Now, don’t hurry out to your local party store. Odds are, at $100 or more a bottle, (and since Utopias is limited to 3000 bottles), they may not stock it. If you’re really interested, let me know.
Another brew with muscle that is available is DuClaw’s Colossus - an American Strong Ale.
DuClaw is out of Abingdon, Maryland. The company’s commercial description reads: “The name says it all! This unique brew comes in officially at 21.92% ABV. This was accomplished by the use of 3 different strains of yeast and a lot of TLC.
“Technically an ale, but this monster has complex flavors and aromas that suggests characteristics of mead and fruit wines.”
Yum. But be careful.
Now, something a little closer to home. Big Buck Brewery in Gaylord has been turning out a hefty brew called Big Buck Imperial Porter. It has an impressive 20 percent ABV.
This is only served on site in Gaylord, and is brewed in a limited edition so it might be tough actually getting a handle on this brew.
I have recently heard high praise for the brewer’s effort.
And now, more Christmas holiday offerings.
Sierra Nevada Brewing Company
A very substantial head forms rapidly and with authority, lasting a good while ...quite a good while. The foam is off-white - a light beige with a yellowish tint.
There is a definite and defined hoppiness in the first bursts of aroma. This brew is tagged as a “fresh hop ale,’ and there is no deception in the description. There are certainly some citrus-like tones and a certain woodsy background that I believe will be quite welcoming to most holiday explorers.
Enjoy the head. It lasts long enough to release continuing waves of scent.
The hoppiness is not shy about its introduction to the mouth. It fairly smacks the taste buds, standing out against a backdrop of malts.
The hops control the taste process , but not as assertively as in an IPA.
This brew is somewhat tart, but not sour. Quite woodsy. Bold and, in fact, intense.
There is bit of an acidic, almost bitter after-taste that stays around well after the last swallow.
For those who are less enthusiastic about hops - those who lean to the malts - this brew may not fully satisfy.
It has a lingering mouth-feel and I’d suggest Celebration needs a roasted meat dish as a culinary balance.

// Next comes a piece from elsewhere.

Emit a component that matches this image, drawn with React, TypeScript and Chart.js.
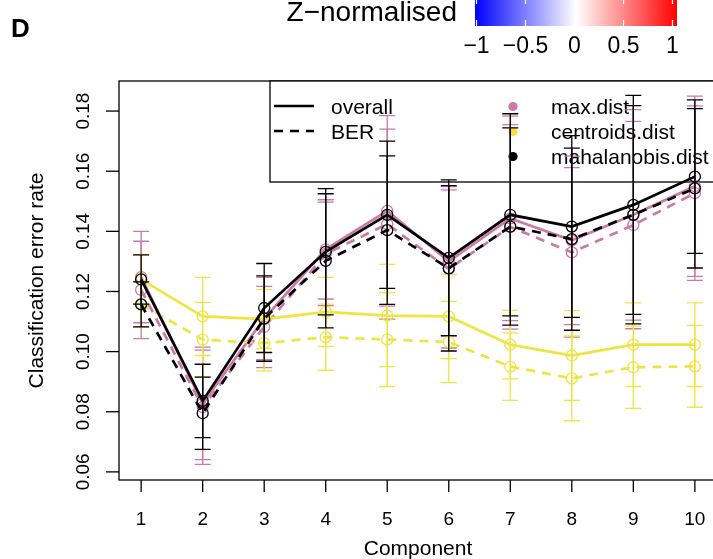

This isn’t, in my opinion, a beer you’d serve immediately before a meal, nor as a dessert brew or a finisher.
This Christmas Ale pours a deep auburn color, (almost like a root beer), and forms a finger-thick layer of off-white head that disappears pretty quickly leaving a thin layer of bubbled foam with mild lacing.
There certainly is enough foam to attest to a generous use of malts.
There is a malty aroma that leads quickly to a light fruitiness - a touch of pear or apple - with a background scent of mild hops.
At first taste, the hops take over pushing the fruitiness to the edges of the palette. There are pronounced whispers of the malts, but the hops take a firm grip at the roof or the mouth and settle there for the duration.
The hoppiness is not off-putting or acidic, but rather is more floral in character. The hops sing solo with the malts keeping a well-tuned holiday harmony.
There is a caramel backdrop, but it can only be savored with serious exploration.
This holiday ale is no where near as spicy or sweet as one might expect from a dedicated Christmas ale effort. It’s a little surprising how really non-descript this ale is considering its claim to be a special Christmas brew.
This is a pretty decent American Brown style ale, but not one I’d have front and center on my holiday table.